THE IMMIGRATION MYSTIQUE

America's False Conscience

by Jr. Williamson

Pub Date: July 17th, 1996
ISBN: 0-465-03286-9
Publisher: Basic Books

Williamson (Roughnecking It, 1982, etc.) examines the intertwined economic and moral issues presented by the immigration debate. The author, formerly an editor of National Review, challenges what he calls the ``myth'' that immigration was always a blessing for America. He concedes that the vast numbers of immigrants from Britain, Germany, and Ireland who came here in the 19th century, despite sometimes strong opposition, were needed to settle the land. These immigrants gradually absorbed American culture and were in turn absorbed into American society. Williamson sees the massive immigration from 1870 to the 1920s as the start of great and disruptive changes, citing gradual but persistent negative effects on national identity, social and political order, population growth, and the environment. While earlier immigrants may have had a disruptive effect on America, Williamson sees the massive numbers of modern immigrants, both legal and illegal, from Asia, Latin America, the Caribbean, Africa, and eastern Europe, and their embrace of the concept of multiculturalism, as challenging the very idea of a special American identity. He argues that the newcomers have produced levels of cultural, ethnic, and social diversity that have had the effect of loosening the old American commitment to a distinctive, homogenous identity.
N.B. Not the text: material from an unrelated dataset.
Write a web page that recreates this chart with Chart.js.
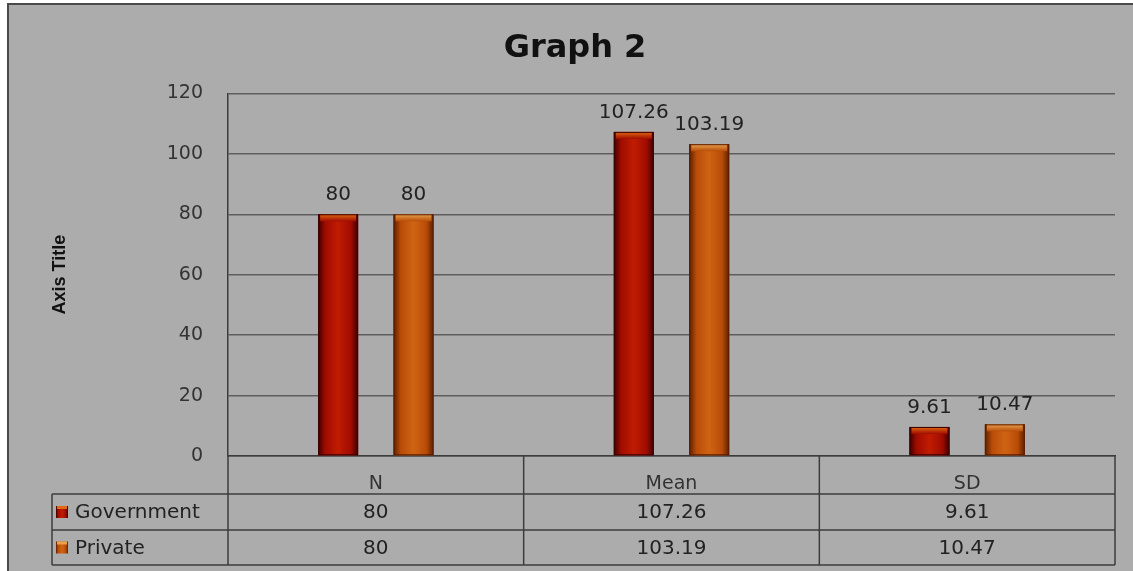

Rather than being transformed by American culture, the author argues, these immigrants have tried to remake it, pressing for a larger and ever-more intrusive government, thus undermining traditional American concepts of personal liberty and self-reliance, and arguing against any cohesive national culture. Williamson points to such developments as the tensions between Cuban immigrants and poorer African- Americans in Miami as demonstrating that immigration is also generating new, and potentiallly violent, economic conflicts in American society. The book, largely polemical, would have benefitted from further examples and from a discussion of remedies. Nonetheless, Williamson does raise some disturbing questions about the will of America to enforce its laws, to control its borders, and to define and protect its identity.